Understanding limits – Deploying ChatGPT in the Cloud: Architecture Design and Scaling Strategies

Understanding limits

Any large-scale cloud deployment needs to be “enterprise-ready,” ensuring both the end user experience is acceptable and the business objectives and requirements are met. “Acceptable” is a loose term that can vary per user and workload. To understand how to scale to meet any user or business requirements, as the appetite for a service increases, we must first understand the basic limits, such as token limits. We covered these limits for most of the common generative AI GPT models in Chapter 5, however, we will quickly revisit them here.

As organizations scale up using an enterprise-ready service, such as Azure OpenAI, there are rate limits on how fast tokens are processed in the prompt+completion request. There is a limit to how many text prompts can be sent due to these token limits for each model that can be consumed in a single prompt+completion. It is important to note that the overall size of tokens for rate limiting includes both the prompt (text sent to the AOAI model) size plus the return completion (response back from the model) size, and depending on the model, the token limits on the model will vary. That is, the number of maximum token numbers used per a single prompt, will vary depending on the GenAI model used.
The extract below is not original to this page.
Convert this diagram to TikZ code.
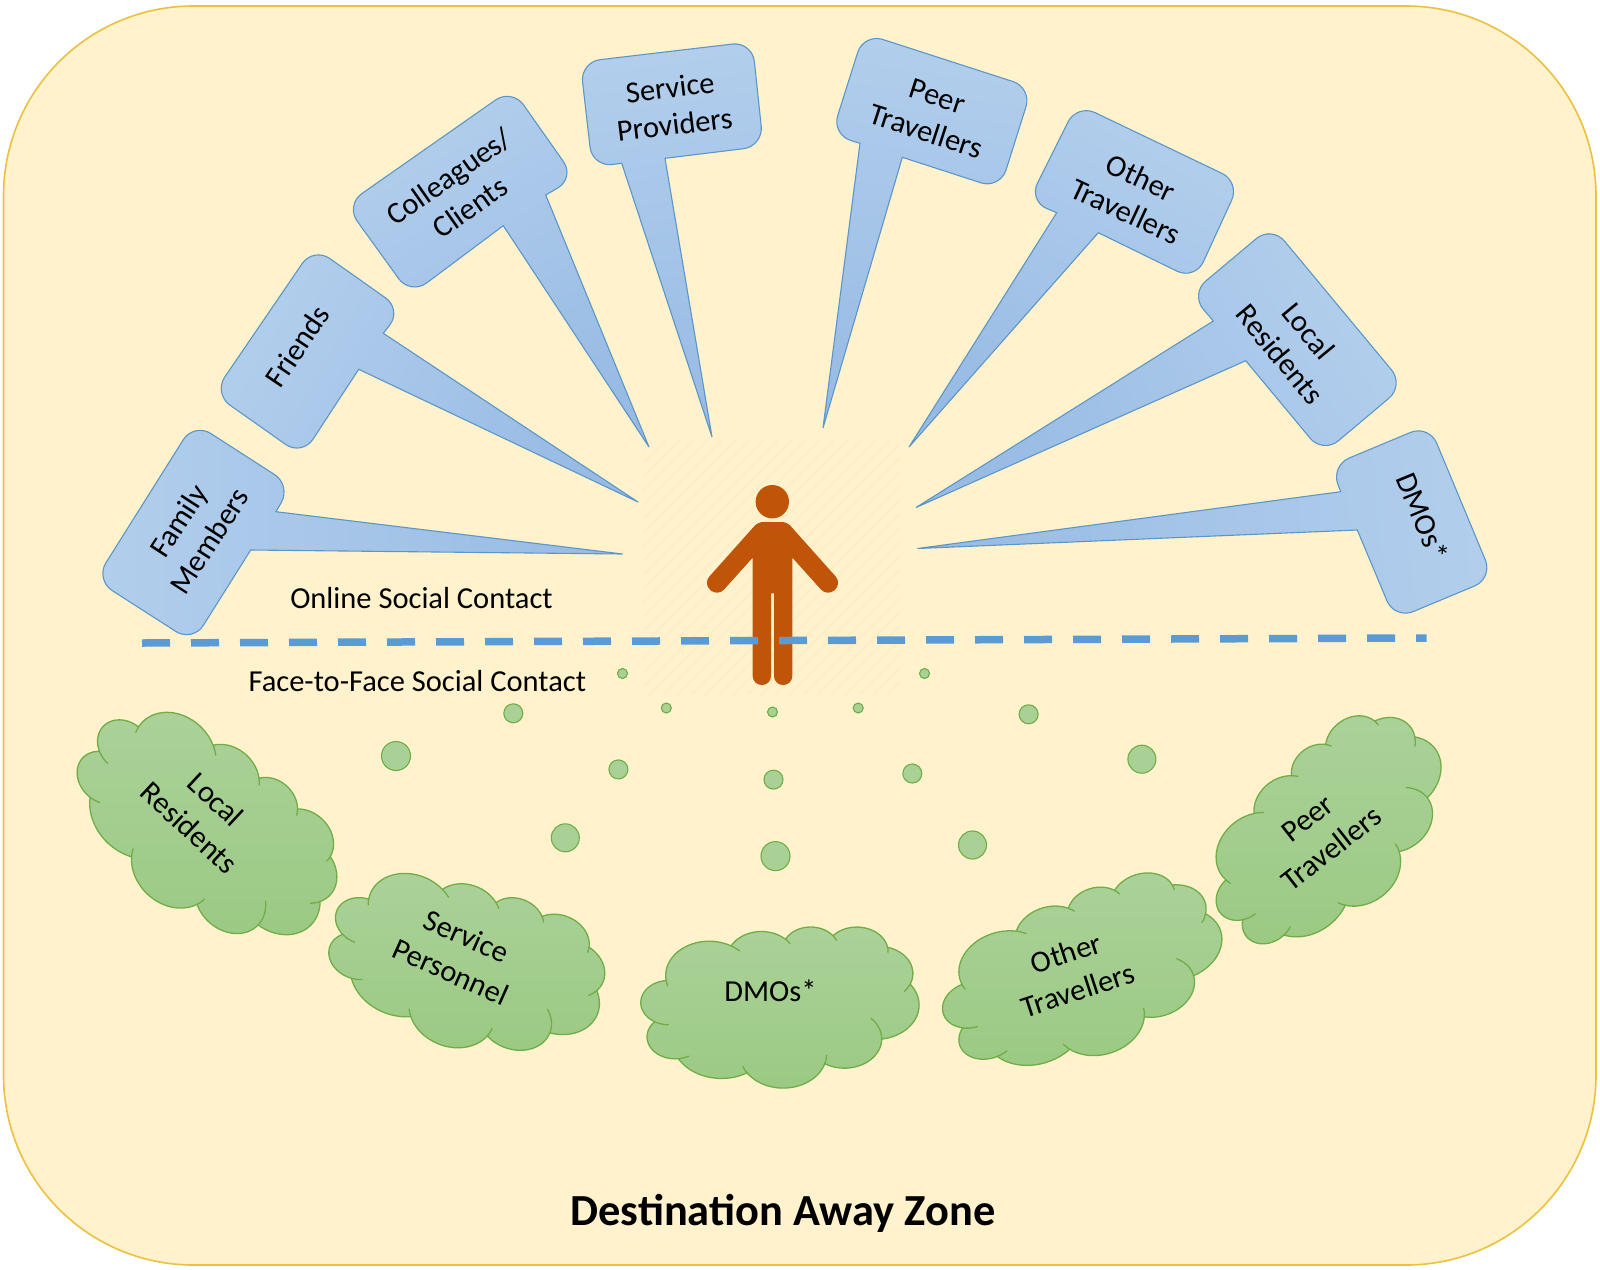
\documentclass[tikz,border=0pt]{standalone}
\usepackage{fontspec}
\setmainfont{Carlito}
\definecolor{bgfill}{HTML}{FFF2CC}
\definecolor{bgline}{HTML}{EBC13D}
\definecolor{calloutA}{HTML}{B2CEEC}
\definecolor{calloutB}{HTML}{98BBE4}
\definecolor{calloutLine}{HTML}{5B96C8}
\definecolor{cloudA}{HTML}{ABD199}
\definecolor{cloudB}{HTML}{9BCA84}
\definecolor{cloudLine}{HTML}{70AD47}
\definecolor{dotFill}{HTML}{A9D196}
\definecolor{personC}{HTML}{C0550A}
\definecolor{dashC}{HTML}{5B9BD5}
\definecolor{stripeC}{HTML}{FDEEC8}
% --- cloud outline in a 43.2 x 43.2 box ---
\def\cloudX{3.9}\def\cloudY{14.37}
\xdef\cloudpath{(3.9,14.37)}
\gdef\cloudstubs{}
\newcommand\cloudseg[6]{% cx cy wR hR t0 t1
  \pgfmathsetmacro\sa{#5}\pgfmathsetmacro\sb{#6}
  \pgfmathsetmacro\spx{#1+#3*cos(\sa)}\pgfmathsetmacro\spy{#2+#4*sin(\sa)}
  \xdef\cloudstubs{\cloudstubs (\spx,\spy)}
  \foreach \i in {1,...,8}{%
    \pgfmathsetmacro\st{\sa+(\sb-\sa)*\i/8}
    \pgfmathsetmacro\spx{#1+#3*cos(\st)}\pgfmathsetmacro\spy{#2+#4*sin(\st)}
    \xdef\cloudstubs{\cloudstubs -- (\spx,\spy)}
  }%
}
\newcommand\cloudarc[6]{% wR hR st sw extBefore extAfter
  \pgfmathsetmacro\tA{atan2(#1*sin(#3),#2*cos(#3))}
  \pgfmathsetmacro\aE{#3+#4}
  \pgfmathsetmacro\tB{atan2(#1*sin(\aE),#2*cos(\aE))}
  \pgfmathsetmacro\tB{\tB+360*ceil((\tA-\tB)/360)}
  \pgfmathsetmacro\cX{\cloudX-#1*cos(\tA)}
  \pgfmathsetmacro\cY{\cloudY-#2*sin(\tA)}
  \foreach \i in {1,...,24}{%
    \pgfmathsetmacro\tt{\tA+(\tB-\tA)*\i/24}
    \pgfmathsetmacro\px{\cX+#1*cos(\tt)}
    \pgfmathsetmacro\py{\cY+#2*sin(\tt)}
    \xdef\cloudpath{\cloudpath -- (\px,\py)}
  }%
  \pgfmathsetmacro\nX{\cX+#1*cos(\tB)}
  \pgfmathsetmacro\nY{\cY+#2*sin(\tB)}
  \xdef\cloudX{\nX}\xdef\cloudY{\nY}
  \ifdim #5pt>0pt \cloudseg{\cX}{\cY}{#1}{#2}{\tA-#5}{\tA}\fi
  \ifdim #6pt>0pt \cloudseg{\cX}{\cY}{#1}{#2}{\tB}{\tB+#6}\fi
}
\cloudarc{6.753}{9.190}{-190.4875}{123.7805}{10}{14}
\cloudarc{5.333}{7.267}{-144.1024}{89.9452}{0}{12}
\cloudarc{4.365}{5.945}{-145.8079}{99.7230}{0}{14}
\cloudarc{4.857}{6.595}{-130.9861}{117.2417}{0}{12}
\cloudarc{5.333}{7.273}{-78.7089}{109.0269}{0}{18}
\cloudarc{6.775}{9.220}{-46.2673}{130.2690}{0}{0}
\cloudarc{5.785}{7.867}{0.6250}{114.0333}{45}{0}
\cloudarc{6.752}{9.215}{22.4516}{115.1726}{14}{12}
\cloudarc{7.720}{10.543}{66.2426}{75.7110}{0}{0}
\cloudarc{4.360}{5.918}{-274.9421}{146.7356}{22}{0}
\cloudarc{4.345}{5.945}{-246.8285}{152.5189}{30}{0}
\tikzset{
  lbl/.style={font=\fontsize{30.5}{37}\selectfont,align=center,inner sep=0pt,text=black},
  cloudlbl/.style={font=\fontsize{30.5}{39}\selectfont,align=center,inner sep=0pt,text=black},
  bgzone/.style={fill=bgfill,draw=bgline,line width=1.6pt,rounded corners=190pt},
  calloutshape/.style={draw=calloutLine,line width=1.1pt,line join=miter,top color=calloutA,bottom color=calloutB},
  cloudshape/.style={draw=cloudLine,line width=1.3pt,line join=round,top color=cloudA,bottom color=cloudB},
  cloudinner/.style={draw=cloudLine,line width=1.3pt,line cap=round},
  dotshape/.style={draw=cloudLine,fill=dotFill,line width=1.1pt},
  personshape/.style={fill=personC},
  stripeline/.style={draw=stripeC,line width=2.6pt},
  splitline/.style={draw=dashC,line width=7.5pt,dash pattern=on 28pt off 21pt},
}
\newcommand\callout[8]{% angle, base2, c1,c2,c3,c4, base1, tip
  \path[calloutshape,shading angle=#1] (#2) [rounded corners=20pt] -- (#3) -- (#4) -- (#5) -- (#6) [sharp corners] -- (#7) -- (#8) -- cycle;
}
\newcommand\cloudat[5]{% cx cy w h rot
  \begin{scope}[shift={(#1,#2)},rotate=-#5,xscale=#3/43.2,yscale=#4/43.2,shift={(-21.6,-21.6)}]
    \path[cloudshape] \cloudpath -- cycle;
    \path[cloudinner] \cloudstubs;
  \end{scope}
}
\begin{document}
\begin{tikzpicture}[x=1pt,y=-1pt]
\useasboundingbox (0,0) rectangle (1600,1269);
\fill[white] (0,0) rectangle (1600,1269);
\path[bgzone] (3.5,6) rectangle (1596,1265);
% striped square behind the person
\begin{scope}
  \clip (643,440) rectangle (900,695);
  \foreach \k in {-260,-246,...,260}
    \draw[stripeline] ({643+\k},695) -- ({643+\k+255},440);
\end{scope}
% person
\fill[personshape] (772.3,501.7) circle (16.7);
\fill[personshape] (772.5,522) [rounded corners=5pt] -- (787,522) [rounded corners=9.5pt] -- (842,583.6) -- (827.3,596.6) [sharp corners] -- (792.3,557.6) [rounded corners=8.9pt] -- (792.3,685) -- (774,685) [sharp corners] -- (774,593.3) -- (771,593.3) [rounded corners=8.9pt] -- (771,685) -- (752.7,685) [sharp corners] -- (752.7,557.6) [rounded corners=9.5pt] -- (717.7,596.6) -- (703,583.6) [rounded corners=5pt] -- (758,522) [sharp corners] -- cycle;
% callouts
\callout{90}{250.7,550}{192.7,642.3}{95.3,579.7}{194,422.7}{291.3,485.3}{276,511.7}{622.5,554}
\callout{60}{358.7,369.3}{302,456}{213.5,393.5}{313.5,247}{402,309.5}{383.3,333.3}{638,502}
\callout{30}{503.3,225.7}{410.5,295}{345.5,205}{512,88.5}{575,178}{545.7,195}{649,447}
\callout{8}{621.7,163.3}{592.3,167}{580.3,62}{752.3,41.7}{763.3,146.3}{665,158.3}{712,437}
\callout{-8}{902.3,157.3}{1000,189}{1032,87.7}{863.7,33.3}{831.7,134.7}{860,143.3}{823,428}
\callout{-30}{1098.3,232.7}{1195,280}{1240,182}{1077,104}{1028.5,201}{1056.7,212.7}{909,447}
\callout{-60}{1245.7,360.7}{1323,453.7}{1404.3,385.3}{1271.7,225.7}{1190.3,294}{1213.3,321}{916,507.5}
\callout{-85}{1357.3,530}{1394.7,619.3}{1493,578.3}{1429,424.7}{1330.7,465.7}{1340.7,491.7}{917.5,548.5}
\node[lbl,rotate=57] (family) at (193.7,530.7) {Family\\Members};
\node[lbl,rotate=56] (friends) at (297.3,346) {Friends};
\node[lbl,rotate=35] (colleagues) at (459.3,191.7) {Colleagues/\\Clients};
\node[lbl,rotate=7] (providers) at (672.3,106) {Service\\Providers};
\node[lbl,rotate=-18] (peerT) at (931.7,114) {Peer\\Travellers};
\node[lbl,rotate=-25] (otherT) at (1133.3,194.5) {Other\\Travellers};
\node[lbl,rotate=-50.5] (localR) at (1294.3,342.5) {Local\\Residents};
\node[lbl,rotate=-67.5] (dmoOn) at (1422.7,516.7) {DMOs*};
\node[lbl] (online) at (421.5,598) {Online Social Contact};
\node[lbl] (f2f) at (417.3,681) {Face-to-Face Social Contact};
% dividing line
\coordinate (dashL) at (142,643);
\coordinate (dashR) at (1426.5,638);
\draw[splitline] (dashL) -- (dashR);
% dots
\foreach \x/\y/\r in {622.5/673.5/5,513.3/713.3/9.5,666.3/708/5,772.5/712/5,858.2/708/5,924.5/673.5/5,1028.6/714.3/9.5,396/756/14.5,618.4/769.4/9.5,773.5/779.6/9.5,912.3/773.5/9.5,1141.9/759.2/14,565.3/837.8/14,775.5/856.1/14.5,972.5/845/14}
  \path[dotshape] (\x,\y) circle (\r);
% clouds
\cloudat{205}{828}{287}{174}{43}
\cloudat{466}{965.5}{280}{165}{21}
\cloudat{780}{1007}{278}{161}{0}
\cloudat{1083}{975.5}{289}{163}{-17}
\cloudat{1329.5}{833}{270}{163}{-38}
\node[cloudlbl,rotate=-43] (cLocal) at (202.7,813.5) {Local\\Residents};
\node[cloudlbl,rotate=-24] (cService) at (458.6,954) {Service\\Personnel};
\node[cloudlbl] (cDmo) at (770.4,990.8) {DMOs*};
\node[cloudlbl,rotate=18] (cOtherT) at (1072,971.5) {Other\\Travellers};
\node[cloudlbl,rotate=38] (cPeer) at (1319.5,833.5) {Peer\\Travellers};
\node[inner sep=0pt,font=\fontsize{44.4}{50}\selectfont\bfseries] (title) at (783,1213) {Destination Away Zone};
\end{tikzpicture}
\end{document}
You can see your rate limits on the Azure OpenAI overview page or OpenAI account page. You can also view important information about your rate limits, such as the remaining requests, tokens, and other metadata in the headers of the HTTP response. Please see the reference link at the end of this chapter for details on what these header fields contain.

Here are a few token limits for various GPT models:

ModelToken Limit
GPT-3.5-turbo 03014,096
GPT-3.5-turbo-16k16,385
GPT-3.5-turbo-06134,096
GPT-3.5-turbo-16k-061316,384
GPT-48,192
GPT-4-061332,768
GPT-4-32K32,768
GPT-4-32-061332,768
GPT-4-Turbo128,000 (context) and 4,096 (output)
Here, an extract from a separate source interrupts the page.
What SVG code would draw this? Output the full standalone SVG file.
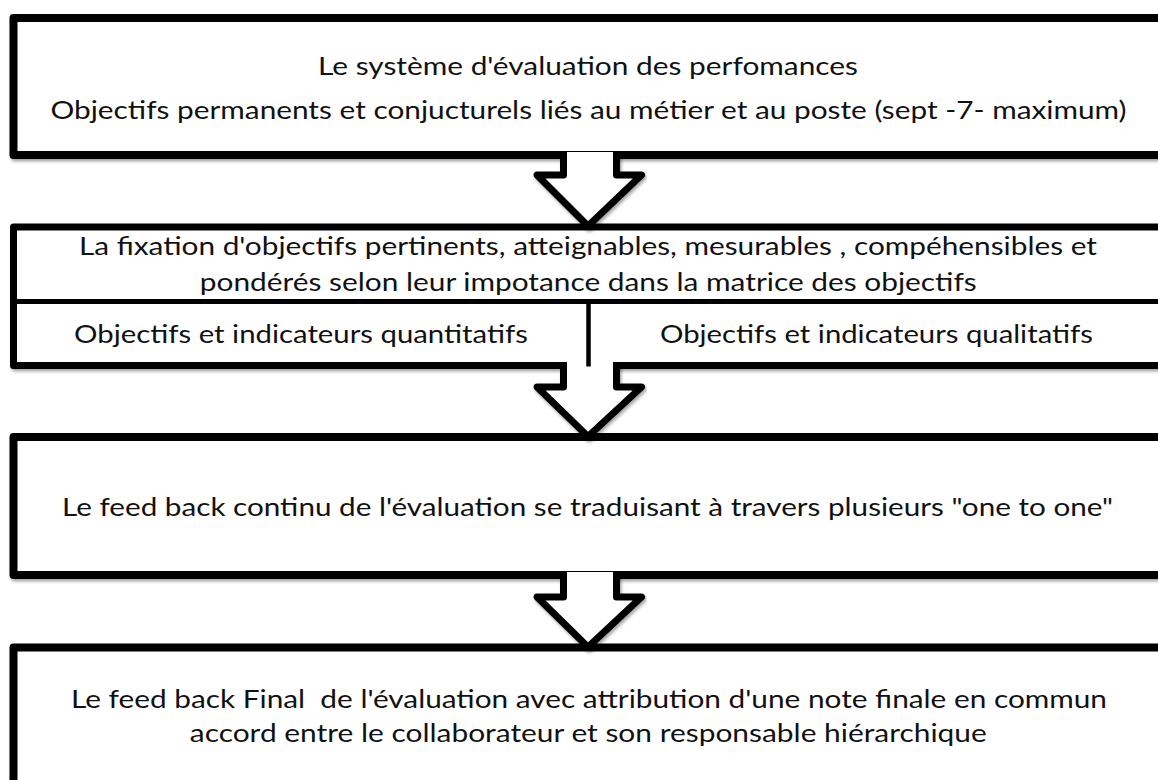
<svg xmlns="http://www.w3.org/2000/svg" width="1158" height="780" viewBox="0 0 1158 780">
  <defs>
    <filter id="soft" x="-5%" y="-20%" width="110%" height="150%">
      <feDropShadow dx="1.5" dy="2.5" stdDeviation="1.6" flood-color="#000" flood-opacity="0.35"/>
    </filter>
    <style>
      .box { fill: #fff; stroke: #000; stroke-width: 8; stroke-linejoin: round; }
      .box2 { fill: #fff; stroke: #000; stroke-width: 7; stroke-linejoin: round; }
      .div { stroke: #000; stroke-width: 4.5; fill: none; }
      .arrow { fill: #fff; stroke: #000; stroke-width: 7; stroke-linejoin: round; stroke-linecap: butt; }
      .t { font-family: Lato, "Open Sans", "Liberation Sans", sans-serif; font-size: 25px; fill: #111; text-anchor: middle; }
    </style>
  </defs>
  <rect width="1158" height="780" fill="#fff"/>

  <!-- step 1 -->
  <g id="node-systeme" filter="url(#soft)">
    <rect class="box" x="13.5" y="18" width="1152" height="137"/>
  </g>
  <g id="label-systeme">
    <text class="t" x="588" y="75" textLength="540" lengthAdjust="spacingAndGlyphs">Le système d'évaluation des perfomances</text>
    <text class="t" x="588.5" y="119" textLength="1076" lengthAdjust="spacingAndGlyphs">Objectifs permanents et conjucturels liés au métier et au poste (sept -7- maximum)</text>
  </g>

  <!-- step 2: objectives table -->
  <g id="node-fixation" filter="url(#soft)">
    <rect class="box2" x="13.5" y="227" width="1152" height="138.5"/>
    <line class="div" x1="13.5" y1="301.5" x2="1165.5" y2="301.5" style="stroke-width:5"/>
  </g>
  <g id="label-fixation">
    <text class="t" x="588" y="255" textLength="1018" lengthAdjust="spacingAndGlyphs">La fixation d'objectifs pertinents, atteignables, mesurables , compéhensibles et</text>
    <text class="t" x="588.3" y="291" textLength="777" lengthAdjust="spacingAndGlyphs">pondérés selon leur impotance dans la matrice des objectifs</text>
    <text class="t" x="301" y="343" textLength="454" lengthAdjust="spacingAndGlyphs">Objectifs et indicateurs quantitatifs</text>
    <text class="t" x="876.5" y="343" textLength="433" lengthAdjust="spacingAndGlyphs">Objectifs et indicateurs qualitatifs</text>
  </g>

  <!-- step 3 -->
  <g id="node-feedback-continu" filter="url(#soft)">
    <rect class="box" x="13.5" y="437" width="1152" height="138"/>
  </g>
  <g id="label-feedback-continu">
    <text class="t" x="587.5" y="516" textLength="1051" lengthAdjust="spacingAndGlyphs">Le feed back continu de l'évaluation se traduisant à travers plusieurs "one to one"</text>
  </g>

  <!-- step 4 -->
  <g id="node-feedback-final" filter="url(#soft)">
    <rect class="box" x="13.5" y="647.5" width="1152" height="200"/>
  </g>
  <g id="label-feedback-final">
    <text class="t" x="589" y="708" textLength="1036" lengthAdjust="spacingAndGlyphs" xml:space="preserve">Le feed back Final  de l'évaluation avec attribution d'une note finale en commun</text>
    <text class="t" x="588.3" y="742" textLength="797" lengthAdjust="spacingAndGlyphs">accord entre le collaborateur et son responsable hiérarchique</text>
  </g>

  <!-- block arrows between steps -->
  <g id="connectors" filter="url(#soft)">
    <path class="arrow" d="M563.5,152 V175 H537 L588,226 L641.5,175 H616.5 V152"/>
    <path class="arrow" d="M563.5,362 V387 H537 L588,436.5 L641.5,387 H616.5 V362"/>
    <path class="arrow" d="M563.5,572 V597 H537 L588,647 L641.5,597 H616.5 V572"/>
  </g>

  <!-- column divider of the objectives table, running down to the lower edge -->
  <line id="node-fixation-divider" class="div" x1="588.5" y1="301.5" x2="588.5" y2="366.5"/>
</svg>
Figure 7.2 – Token limits for some GenAI models

While we already discussed prompt optimization techniques earlier in this book, in this chapter, we will look at some of the other ways to scale an enterprise-ready cloud GenAI service for applications and services that can easily exceed the token limits for a specific model and scale effectively.

Cloud scaling and design patterns

Since you learned about some of the limits imposed by Azure OpenAI and OpenAI in the previous section, we will now look at how to overcome these limits.
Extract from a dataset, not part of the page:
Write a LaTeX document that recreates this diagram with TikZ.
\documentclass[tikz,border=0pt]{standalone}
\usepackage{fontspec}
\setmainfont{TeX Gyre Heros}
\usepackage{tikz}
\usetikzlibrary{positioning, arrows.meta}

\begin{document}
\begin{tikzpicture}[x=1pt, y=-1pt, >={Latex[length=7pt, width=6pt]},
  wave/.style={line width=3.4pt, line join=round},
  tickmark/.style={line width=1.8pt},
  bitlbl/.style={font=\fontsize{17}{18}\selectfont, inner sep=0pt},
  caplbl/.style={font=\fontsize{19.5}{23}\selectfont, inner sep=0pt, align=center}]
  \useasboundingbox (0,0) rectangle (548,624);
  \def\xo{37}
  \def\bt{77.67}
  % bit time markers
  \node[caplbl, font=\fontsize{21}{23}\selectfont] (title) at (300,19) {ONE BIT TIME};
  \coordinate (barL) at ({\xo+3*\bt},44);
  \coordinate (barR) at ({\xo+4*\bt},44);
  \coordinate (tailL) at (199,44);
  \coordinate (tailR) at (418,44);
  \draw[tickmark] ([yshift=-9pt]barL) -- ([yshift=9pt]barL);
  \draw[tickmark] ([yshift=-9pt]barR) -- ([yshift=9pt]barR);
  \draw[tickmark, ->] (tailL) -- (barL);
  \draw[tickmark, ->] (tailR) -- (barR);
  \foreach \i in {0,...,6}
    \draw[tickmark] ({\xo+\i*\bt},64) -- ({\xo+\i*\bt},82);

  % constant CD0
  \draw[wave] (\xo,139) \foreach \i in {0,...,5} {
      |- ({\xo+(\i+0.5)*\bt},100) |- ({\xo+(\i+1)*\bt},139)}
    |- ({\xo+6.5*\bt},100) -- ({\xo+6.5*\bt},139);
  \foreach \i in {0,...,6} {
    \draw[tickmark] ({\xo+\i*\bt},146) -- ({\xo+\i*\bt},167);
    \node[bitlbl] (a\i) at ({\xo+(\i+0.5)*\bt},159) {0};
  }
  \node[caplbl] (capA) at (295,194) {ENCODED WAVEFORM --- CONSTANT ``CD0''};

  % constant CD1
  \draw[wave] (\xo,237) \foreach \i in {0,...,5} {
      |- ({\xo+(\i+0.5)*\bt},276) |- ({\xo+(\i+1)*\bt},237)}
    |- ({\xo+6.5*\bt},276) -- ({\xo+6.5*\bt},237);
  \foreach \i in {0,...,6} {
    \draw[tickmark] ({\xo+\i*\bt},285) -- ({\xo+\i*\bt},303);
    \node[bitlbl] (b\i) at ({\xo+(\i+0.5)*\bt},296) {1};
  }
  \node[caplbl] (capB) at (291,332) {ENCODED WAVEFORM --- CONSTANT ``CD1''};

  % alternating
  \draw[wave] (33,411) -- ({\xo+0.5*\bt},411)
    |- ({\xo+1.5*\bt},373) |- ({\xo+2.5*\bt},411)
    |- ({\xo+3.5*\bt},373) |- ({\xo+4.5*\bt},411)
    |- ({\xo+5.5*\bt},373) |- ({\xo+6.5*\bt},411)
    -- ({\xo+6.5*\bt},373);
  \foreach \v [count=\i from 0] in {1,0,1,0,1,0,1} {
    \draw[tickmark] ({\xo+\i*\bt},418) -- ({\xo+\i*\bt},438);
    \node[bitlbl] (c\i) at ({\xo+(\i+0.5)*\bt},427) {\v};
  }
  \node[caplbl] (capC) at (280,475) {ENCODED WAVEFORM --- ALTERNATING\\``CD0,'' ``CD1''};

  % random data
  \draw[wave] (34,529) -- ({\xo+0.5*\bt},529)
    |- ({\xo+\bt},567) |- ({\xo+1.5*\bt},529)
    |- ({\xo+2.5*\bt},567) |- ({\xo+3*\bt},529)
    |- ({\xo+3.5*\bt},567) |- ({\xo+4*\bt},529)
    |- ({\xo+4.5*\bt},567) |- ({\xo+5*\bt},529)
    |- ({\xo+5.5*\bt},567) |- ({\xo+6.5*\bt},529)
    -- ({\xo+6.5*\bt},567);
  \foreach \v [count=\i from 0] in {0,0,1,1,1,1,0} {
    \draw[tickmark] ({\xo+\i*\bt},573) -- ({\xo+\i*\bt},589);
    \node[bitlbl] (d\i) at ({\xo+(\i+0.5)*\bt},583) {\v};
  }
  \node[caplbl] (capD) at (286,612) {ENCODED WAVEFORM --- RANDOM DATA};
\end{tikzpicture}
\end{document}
Overcoming these limits through a well-designed architecture or design pattern is critical for businesses to ensure they are meeting any internal service-level agreements (SLAs) and are providing a robust service without a lot of latency, or delay, in the user or application experience.

What is scaling?

As we described earlier, limits are imposed on any cloud architecture, just as there are hardware limits on your laptop (amount of RAM or disk space), on-premises data centers, and so on. Resources are finite, so we have come to expect these limits, even in cloud services. However, there are a few techniques we can use to overcome limitations so that we can meet our business requirements or user behavior and appetite.